Complex Numbers in Cartesian Form and the Argand Diagram
The Imaginary Unit
You have probably come across equations such as $x^2 + 4 = 0$, and written "no real solutions". Well, some mathematicians back in the 16th century essentially said "nah" to that, and came up with a new imaginary unit, defined as:
$$i^2 = -1$$
These, despite being called "imaginary", are actual mathematical objects you can do operations on.
Understanding Complex Numbers in Cartesian Form
Complex numbers are expressions of the form $a + bi$, where:
- $a$ is the real part
- $b$ is the imaginary part
The real and imaginary parts can be any real number, including zero. When $b = 0$, we have a real number, and when $a = 0$, we have a purely imaginary number.
Basic Operations with Complex Numbers
- Addition and Subtraction works exactly as you'd expect.
$$(a + bi) ± (c + di) = (a ± c) + (b ± d)i$$ - Multiplication works similarly to multiplying two binomials. However, remember to convert any terms containing $i^2$ back to real (but negative) terms.
$$(a + bi)(c + di) = ac + adi + bci + bdi^2=(ac - bd) + (ad + bc)i$$
Let's multiply $(2 + 3i)(1 - 2i)$:
- First term: $2(1) - 2(3i) = 2 - 6i$
- Second term: $3i(1) - 3i(2i) = 3i + 6$
- Combining: $(2 - 6i) + (3i + 6) = 8 - 3i$
Complex conjugates
For any complex number $z = a + bi$, its conjugate is defined as $z* = a - bi$.
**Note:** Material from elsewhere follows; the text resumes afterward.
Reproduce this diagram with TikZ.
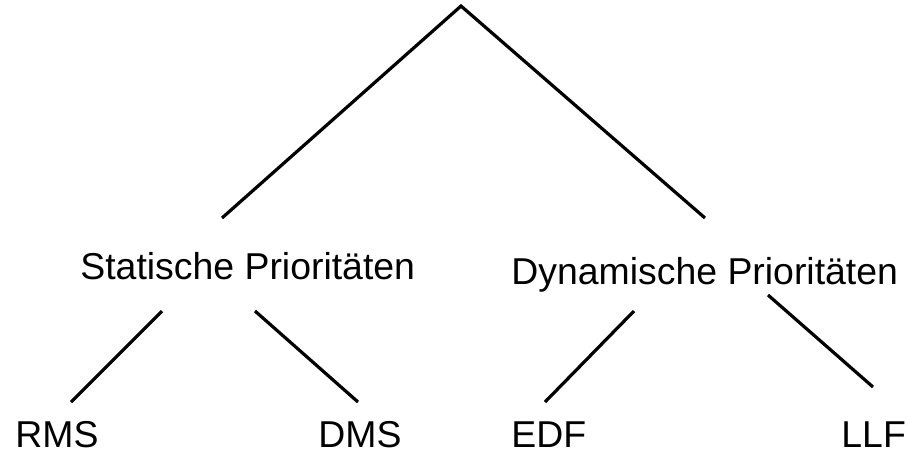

Adding or multiplying a complex number with its complex conjugate always yields a real number.
- Addition: $z + z* = a + bi + a - bi = 2a$
- Multiplication: $zz* = (a + bi)(a - bi) = a^2 - (bi)^2 = a^2 + b^2$
The conjugate of a complex number $z$ can also be represented as $\bar{z}$.
The Argand Diagram
The Argand diagram (also known as the complex plane) is a geometric representation of complex numbers where:
- The horizontal axis represents real numbers
- The vertical axis represents imaginary numbers
- Each point $(x, y)$ represents the complex number $x + yi$
Think of the Argand diagram as an extension of the real number line into two dimensions, where we can visualize complex numbers as points or vectors. As seen on the diagram above, we have three points $A,B,C$. The $x$-axis represents the real component while the $y$-axis represents the imaginary component.
Point $A$ has coordinate $(1,1)$ hence is the complex number $1+i$.
Point $B$ has coordinate $(-1,-1.5)$ hence is the complex number $-1-1.5i$
Point $C$ has coordinate $(-1,0)$ hence is the complex number $-1+0i$ or in other words, has no complex part and therefore is the real number $-1$.
Properties on the Argand Diagram
- Modulus
- The modulus of a complex number $z = a + bi$ is its distance from the origin
- Calculated using: $|z| = \sqrt{a^2 + b^2}$
- Complex Conjugates
- For $z = a + bi$, its conjugate $z* = a - bi$ is its reflection across the real axis.
Geometric Interpretations
- Addition
- Represented by vector addition
- Follow the parallelogram rule or tip-to-tail method
- Multiplication by $i$
- Rotates a complex number by 90° counterclockwise
- Multiplying by $i$ twice rotates by 180°
- Multiplication by -1
- Rotates a complex number by 180°
- Alternatively, reflects it across the origin
- Multiplication by a scalar $k$
- Increases the modulus of a complex number by a factor of $k$
If $z = 2 + i$:
- $iz = i(2 + i) = 2i + i^2 = -1 + 2i$ (90° rotation)
- $i^2z = i(i(2 + i)) = -2 - i$ (180° rotation)
When working with complex numbers geometrically, always sketch the Argand diagram to visualize transformations and relationships.
Applications in Problem Solving
Complex numbers in Cartesian form are particularly useful for:
- Solving quadratic equations with negative discriminants
- Representing rotations and scaling in 2D geometry
- Analyzing electrical circuits in engineering
The Cartesian form is just one way to represent complex numbers. In later topics, we'll explore polar form, which is often more convenient for multiplication and division operations.